We are called to turn our backs on all that draws us from God – the devil, all that defies God, and from the ways of sin. Fun fact: The part in the baptism liturgy we call “The profession of Faith,” – the renouncing part -  comes from an ancient rite of exorcism. That’s right. This morning we were casting out the demons like sin, evil, and selfishness that steer us away from God and infiltrate our luggage.

Jesus tells us to leave these things home. We won’t be needing them where he is calling us to go. And you know what? We can just leave them right here – right at the foot of the cross… and walk away.

Instead, God will fill our hands with the hands of others, in partnership, healing, and reconciliation. God will fill our hands with body of Christ given to us in the sacrament of holy communion. And God will also fill our hearts with the Holy Spirit’s fire for justice, to right all the wrongs in the world perpetrated against God’s beloved children.
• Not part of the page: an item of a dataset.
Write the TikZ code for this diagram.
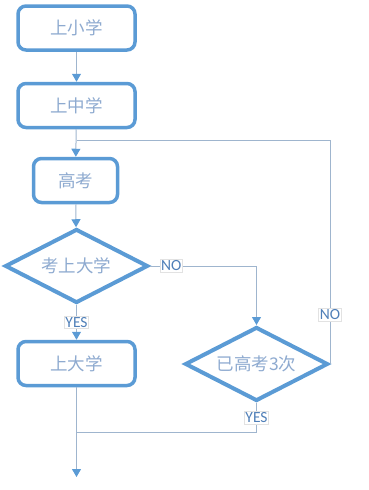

Jesus goes with us on this journey, and is better than anything we could bring along of our own devising. And we are going to need lots of Jesus’ help on this road. Because we are being called straight into the mouth of the wolves, called to be doves of peace into a world where fear and hate and racism and sexism and all kinds of phobias reign supreme – or at least they think they do. We are marching straight into a world of brother betraying sister, heterosexual betraying members of the LGBTQ community, white betraying black, cis gender betraying those who are trans gender, rich betraying poor.

Tomorrow is a little-known holiday called Juneteenth. In about a hundred and fifty years ago, on June 19th, slaves in the south were informed they had been set free by the Emancipation proclamation… which had become official TWO AND A HALF YEARS before. White people had delayed the news, so that the freed African Americans would bear the weight of oppression for an extra two and a half years. Brother betrays brother.

Two years ago, yesterday, a white gunman entered a Bible study at Mother Emmanuel AME Church in Charleston South Carolina and killed 9 people who had welcomed him. The pastor had received his Master of Divinity at a Lutheran Seminary. The shooter Dylan Roof grew up in an ELCA Church. Brother betrays brother.

Almost a year ago, a black man was fatally shot in his car with his wife and 4-year-old child watching him bleed out and die. The police officer who shot him was just cleared of all charges. Brother betrays brother.

Also just over a year ago, a gunman opened fire at the Pulse night club in Orlando, and almost 50 people died in the largest attack on the LGBTQ community. Brother betrays brother. This is the world we are living in. But it doesn’t have to be this way.

So much violence. We certainly have a long way to go. And the way seems overwhelming at times. A pastor colleague is completely right when she wrote, “The world is a violent, unjust place, and Jesus tells us to go out and proclaim the good news to it anyway.” And I would add that we we are carrying with us exactly what we need to face the wolves.
WE CARRY the mark of the cross of Christ on our foreheads, just like Anna, the newest member of Family of God, of THE WHOLE family of God.

WE CARRY the body and blood of our Lord Jesus to sustain us from week to week.
WE CARRY OPEN HANDS, so that we can reach out to our neighbors in welcome: our black neighbor, our white neighbor, our police neighbor and our military neighbor, or Jewish and our Muslim neighbor. Our brothers and our sisters, transgender, straight, gay, rich, poor, citizen, and immigrant neighbor.

WE CARRY one another, so that we never have to carry our burdens alone. And through it all, GOD CARRIES US. Always. Thanks be to God. Amen.